A member of the Victoria and Esquimalt Police Board has stepped down, citing concerns about a lack of access to information and the limited ability of the board to provide oversight of police operations.
"There is need for greater transparency and analysis" within the Victoria Police Department (VicPD), said Paul Schachter, a former lawyer and anti-racism advocate, in his resignation speech at a Nov. 15 board meeting.
"I feel I do not have independent access [to the] needed information to ensure that the public gets an efficient police force," said Schachter, who had served on the board since March 2021.
His resignation, which will take effect Nov. 30, follows calls for transformation to the model for policing in the province.
An April 2022 report of the special committee on reforming the police, appointed by the B.C. Legislature, recommended 11 changes to the Police Act to enhance oversight and transparency, among other things.
Schachter said police boards require more information about how operations are conducted to determine if the force is using its resources effectively.
VicPD's budget rose from $50.3 million in 2016 to $63.9 million in 2022. It accounts for 23 per cent of the City of Victoria's overall municipal budget.
"I'm not saying this is overfunding or underfunding. But it's not clear … how this increase has had an effect on crime reduction or public safety," Schachter told the board.
Schachter also raised concerns about the board's ability to influence and provide oversight on policies that affect vulnerable communities.
These include the practice of conducting street checks, how de-escalation tactics are used during mental health calls and the duty of officers to intervene when witnessing the unlawful conduct of other police officers.
Schachter said he has been raising the issue of street checks in Victoria since his appointment began.
"Police board members can have conversations, we can raise issues, but we ultimately don't influence the operational policy," Schachter said.
Issues go beyond Victoria
Schachter said the issues of oversight and transparency are not unique to the VicPD but are reflective of "systemic and structural" problems in police governance across the province.
"The critiques I've raised are directed at policies rather than the members' unquestionable dedication to the public," Schachter said.
Kash Heed, former solicitor general under the B.C. Liberals and former West Vancouver police chief, agrees there is a systemic lack of transparency in police forces across the country.
He'd like to see greater communication between police departments and the public. Without greater information sharing, Heed said the police board role can't be effective.
"It's no longer where the CEO or the chief of police actually determines what's going to be discussed, how it's going to be discussed, what the policy is going to be. It has to be at the board," Heed said.
He added that a resignation of this nature is "very uncommon."
"That is very telling as to the dynamics of the board, to cause someone to go to this extent to resign instead of remaining there trying to make those changes."
Schachter said his decision to step down was ultimately a question of ethics.
"If I can't influence things that I'm supposed to have oversight over, then I don't want to pretend that I can," Schachter said.

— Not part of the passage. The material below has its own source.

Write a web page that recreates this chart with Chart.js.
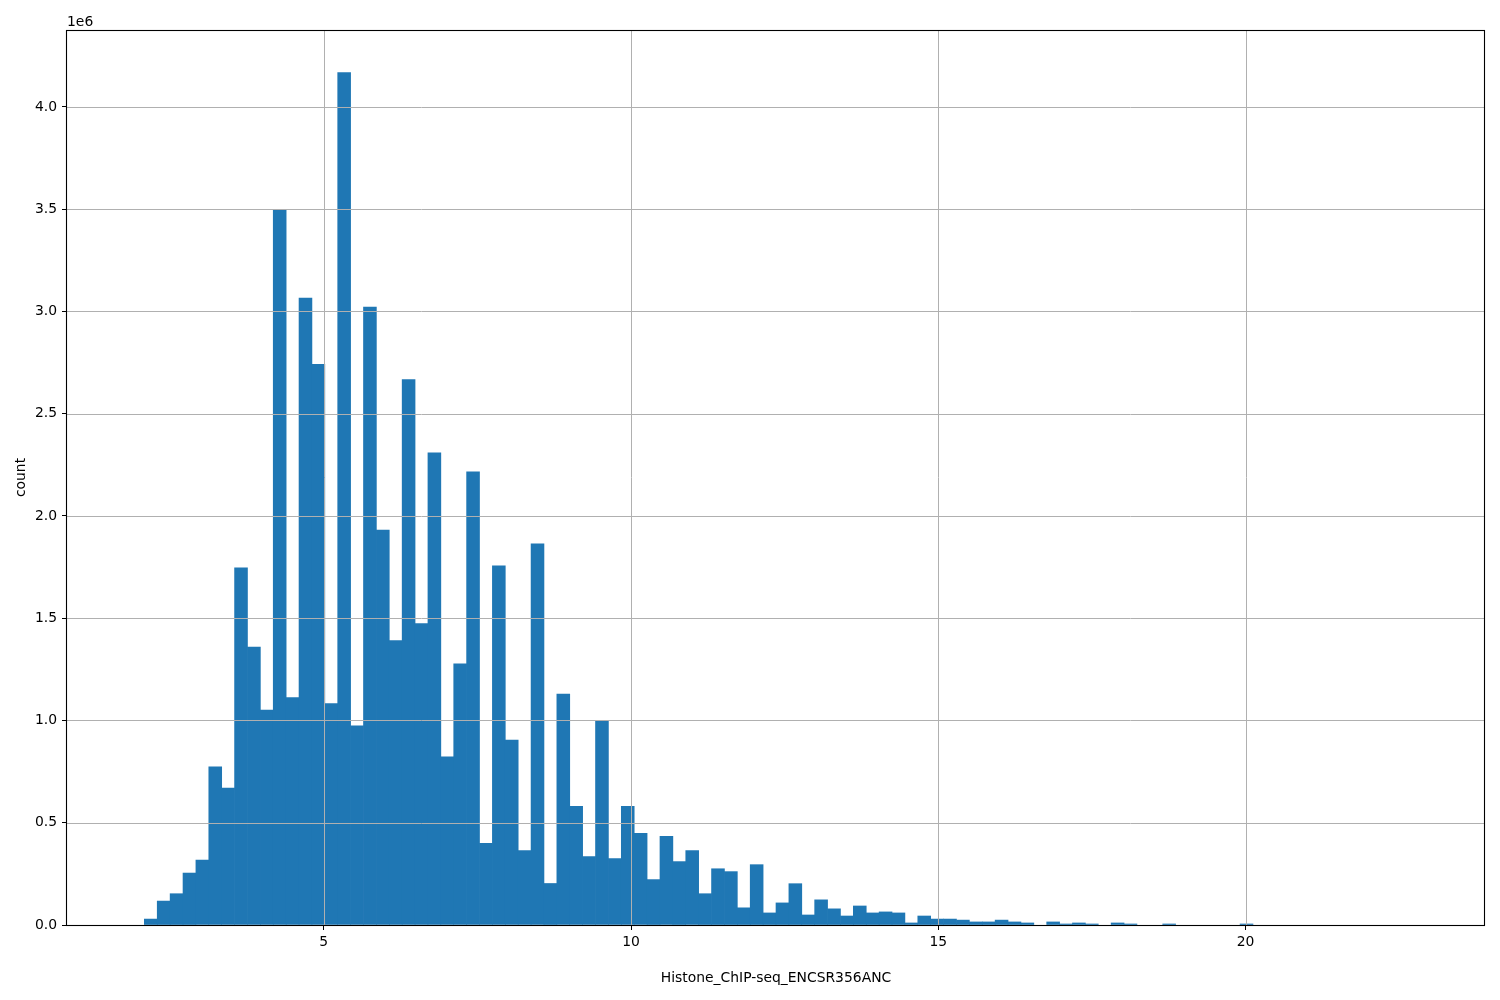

Both Schachter and Heed point to the recommendations of the special committee's April report for solutions to these issues and more.
Victoria Mayor Marianne Alto, who is also the police board's co-chair, agrees.
"There is an evolution in policing that's happening in every urban centre. And I look forward to continuing to work with the board, and with the force … to try to ensure that that evolution here in Victoria is relevant, and it serves the needs of the residents here," Alto said.
CBC News has contacted VicPD Chief Del Manak and police board co-chair Barb Desjardins for comment.